The Maritime Administration is seeking the money for maintenance and “radiological protection” for the nuclear-powered merchant ship Savannah, a National Historic Landmark and an artifact of the Eisenhower Era.
To anyone concerned about fossil fuel pollution, a merchant fleet with no carbon dioxide or sulfur emissions might seem appealing.
The Savannah was launched by First Lady Mamie Eisenhower in 1959 as part of her husband’s Atoms for Peace campaign. It was to be a prototype of clean, efficient, nuclear-powered merchant ships.
In launching Atoms for Peace, President Eisenhower said he wanted to “hasten the day when fear of the atom will begin to disappear from the minds of people” and assure Americans that the billions of dollars they’d spent on nuclear research and development wasn’t for “the sole purpose of using it for world destruction.”

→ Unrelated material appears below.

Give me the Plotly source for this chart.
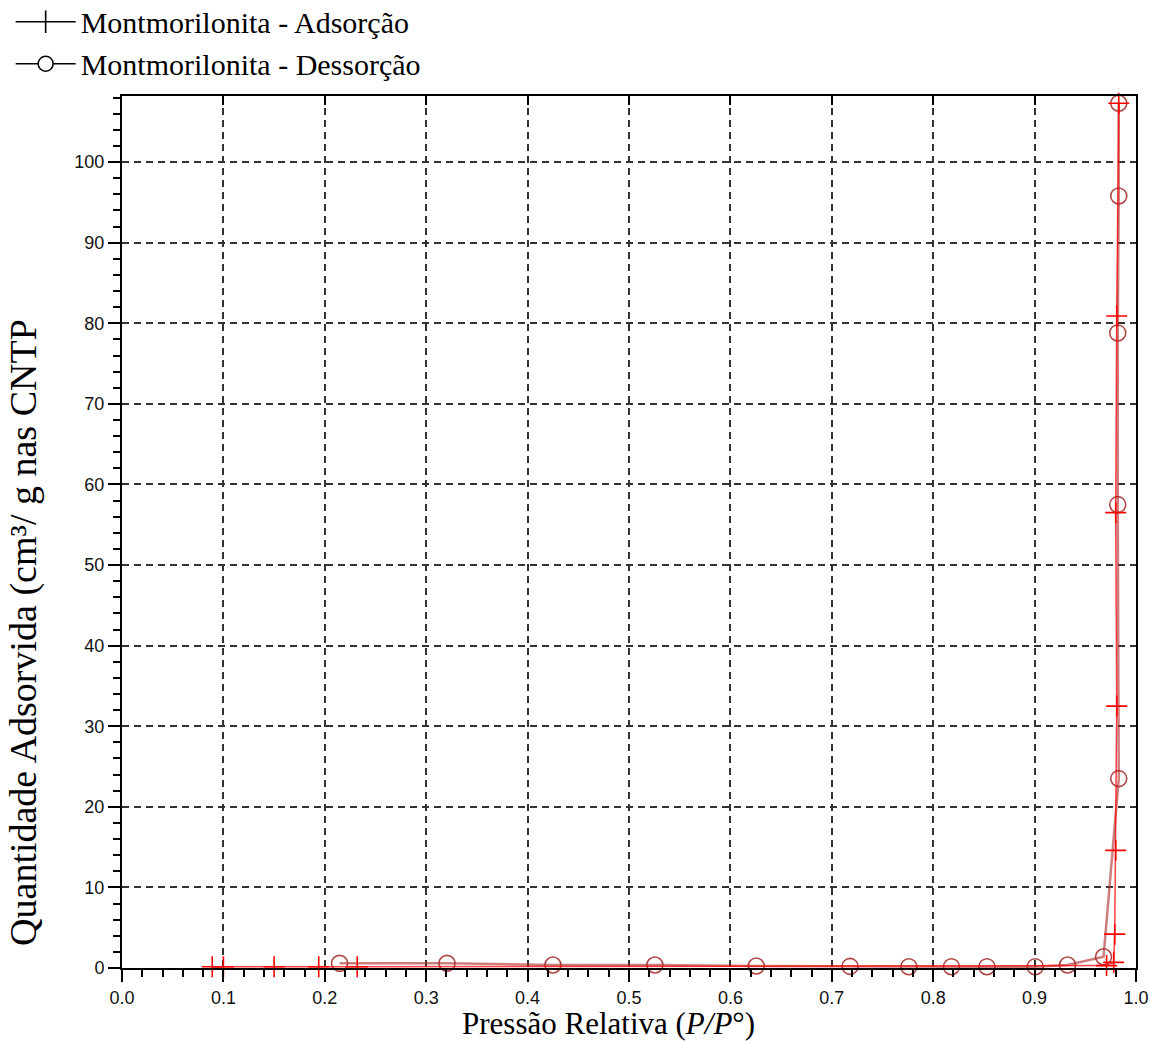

Hopes were high: “Just as the steamboat freed merchant shipping from dependence on wind and tide, so nuclear power can free merchant ships from dependence on the availability of fuel at remote ports of call,” wrote the Atomic Energy Commission (AEC) in a bullish report in 1964.
That report also makes interesting reading today as pro-merchant shipping members of Congress worry about the future of the U.S. fleet and argue for the Jones Act and other federal support to keep it afloat.
[…]
The Savannah was taken out of service in 1970 and its reactor core was defueled in 1971, but the reactor components remain low-level radioactive waste and must be removed and disposed of by 2031.
If you’re interested in some nuclear tourism, the Maritime Administration holds one public open house each year on the Savannah. This year it’s on May 17.